To address these issues, Health & Medicine joined with other partners in 2008 to collectively develop and disseminate the Bridge Model of transitional care, an interdisciplinary and social work-led intervention that helps individuals safely transition from the hospital to their homes and communities. The Bridge Model improves transitions of care by utilizing master’s-prepared social workers in a case management role, who conduct comprehensive biopsychosocial assessments, help coordinate medical and social services after discharge, and utilize psychotherapeutic techniques to target patient engagement. Bridge programs emphasize care continuity across settings, interdisciplinary teamwork, and the importance of caregiver support. Bridge helps reduce hospital readmission rates, decrease patient/caregiver burden and stress, and improve physician follow-up. Earlier on, Health & Medicine managed the Bridge Model in collaboration with Rush University Hospital. The program is now at the Center for Health and Social Care Innovation at Rush University Hospital. 

Behavioral Health and Primary Care Integration: Recovery from mental illness is a life-long process, and therefore requires long-term services and supports. However, programs and providers that serve people with mental illness are too often siloed and marginalized within the overall health and social services system, resulting in fragmented services, exceptional challenges to information sharing and care coordination, and chronic underfunding of programs. 

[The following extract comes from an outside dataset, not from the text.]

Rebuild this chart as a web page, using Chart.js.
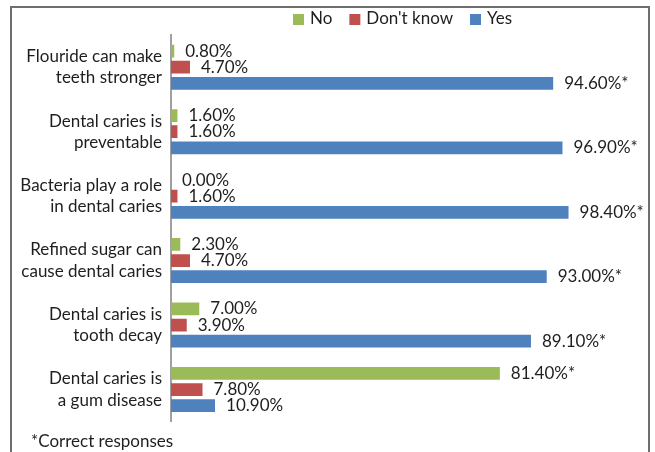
<!DOCTYPE html>
<html>
<head>
<meta charset="utf-8">
<script src="https://cdn.jsdelivr.net/npm/chart.js@4"></script>
<style>
  html, body { margin: 0; padding: 0; background: #fff; }
  #wrap { position: relative; width: 655px; height: 452px; overflow: hidden; }
  #frame { position: absolute; left: 10px; top: 6px; width: 640px; height: 500px; border: 2px solid #6e6e6e; box-sizing: border-box; }
  canvas { position: absolute; left: 0; top: 0; }
</style>
</head>
<body>
<div id="wrap">
  <div id="frame"></div>
  <canvas id="grafico" width="655" height="452"></canvas>
</div>
<script>
const categorias = [
  ['Flouride can make', 'teeth stronger'],
  ['Dental caries is', 'preventable'],
  ['Bacteria play a role', 'in dental caries'],
  ['Refined sugar can', 'cause dental caries'],
  ['Dental caries is', 'tooth decay'],
  ['Dental caries is', 'a gum disease']
];
const respostaNo = [0.8, 1.6, 0.0, 2.3, 7.0, 81.4];
const respostaNaoSei = [4.7, 1.6, 1.6, 4.7, 3.9, 7.8];
const respostaYes = [94.6, 96.9, 98.4, 93.0, 89.1, 10.9];
// which answer is the correct one for each statement (gets the asterisk)
const corretas = ['Yes', 'Yes', 'Yes', 'Yes', 'Yes', 'No'];

const fonte = 'Lato, "Noto Sans", sans-serif';
const corTexto = '#1e1e1e';
const tamanho = 17;

// percentage labels to the right of each bar
const rotulosValores = {
  id: 'rotulosValores',
  afterDatasetsDraw(chart) {
    const ctx = chart.ctx;
    ctx.save();
    ctx.font = tamanho + 'px ' + fonte;
    ctx.fillStyle = corTexto;
    ctx.textBaseline = 'middle';
    ctx.textAlign = 'left';
    chart.data.datasets.forEach((ds, i) => {
      chart.getDatasetMeta(i).data.forEach((bar, j) => {
        let txt = ds.data[j].toFixed(2) + '%';
        if (corretas[j] === ds.label) txt += '*';
        ctx.fillText(txt, bar.x + 11, bar.y);
      });
    });
    ctx.restore();
  }
};

// legend row and footnote
const legendaENota = {
  id: 'legendaENota',
  afterDraw(chart) {
    const ctx = chart.ctx;
    ctx.save();
    ctx.font = tamanho + 'px ' + fonte;
    ctx.textBaseline = 'middle';
    let x = 293;
    const y = 19;
    chart.data.datasets.forEach(ds => {
      ctx.fillStyle = ds.backgroundColor;
      ctx.fillRect(x, y - 5, 11, 11);
      x += 17;
      ctx.fillStyle = corTexto;
      ctx.fillText(ds.label, x, y);
      x += ctx.measureText(ds.label).width + 17;
    });
    ctx.fillText('*Correct responses', 31, 442);
    ctx.restore();
  }
};

new Chart(document.getElementById('grafico'), {
  type: 'bar',
  data: {
    labels: categorias,
    datasets: [
      { label: 'No', data: respostaNo, backgroundColor: '#9BBB59' },
      { label: "Don't know", data: respostaNaoSei, backgroundColor: '#C0504D' },
      { label: 'Yes', data: respostaYes, backgroundColor: '#4F81BD' }
    ]
  },
  options: {
    indexAxis: 'y',
    responsive: false,
    animation: false,
    datasets: { bar: { categoryPercentage: 0.75, barPercentage: 0.79 } },
    layout: { padding: { top: 35, bottom: 21, right: 80, left: 0 } },
    scales: {
      x: { min: 0, max: 100, display: false },
      y: {
        afterFit(scale) { scale.width = 171; },
        grid: { display: false, drawTicks: false },
        border: { display: true, color: '#a0a0a0', width: 2 },
        ticks: {
          padding: 9,
          color: corTexto,
          font: { family: fonte, size: tamanho, lineHeight: 1.25 }
        }
      }
    },
    plugins: {
      legend: { display: false },
      tooltip: { enabled: false }
    }
  },
  plugins: [rotulosValores, legendaENota]
});
</script>
</body>
</html>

Recognizing budgets and regulations of programs that serve people with mental illness often reflect stigma, the Aging Equity Center started the Behavioral Health-Primary Care Integration Learning Collaborative in 2015 to guide local advocacy and facilitate practice-level change to improve the lives of people with mental illness and substance use disorder. Health & Medicine launched a multi-phase project to help primary care and behavioral health providers develop strategies to better implement evidence-based models for the integration of behavioral and physical care to facilitate more effective utilization of available resources and expand the capacity of behavioral health and primary care providers to provide high quality, person-centered care to more people in need. 

In the fall of 2015, Health & Medicine initiated a Behavioral and Primary Care Integration Learning Collaborative — a team-based approach to improving processes, practices, and systems by sharing experiences, resources, and challenges — to identify and adopt best practices for behavioral health-primary care integration in Illinois. The collaborative brought together community behavioral health agencies, primary care providers, facility-based behavioral health providers, and people in recovery to share their experiences, participate in trainings, and prepare to pilot evidence-based models that can be tested and continuously improved by systematically tracking processes and outcomes. 

Illinois’s State Plan on Aging: In 2020, Health & Medicine worked with the Illinois Department on Aging to research, develop, solicit public comment, and respond to public comments of the State Plan on Aging, which is the Administration on Community Living requires for state agencies that administer Older Americans Act dollars. Health & Medicine was contracted to support the advancement of a stronger health equity and aging equity focus in the 2021-2023 plan. You can view the plan here. 

The Center has remained centrally involved and has served on all OASAC committees; worked closely with providers, advocates, policymakers, and legislators; and provided the analysis, information, and perspective needed to advance an informed, person-centered, and equity-focused reform agenda that prioritizes home and community-based care for all older persons in our state. In that capacity, we have served as an advisor to the Illinois Department on Aging and other state leaders on aging issues across several administrations.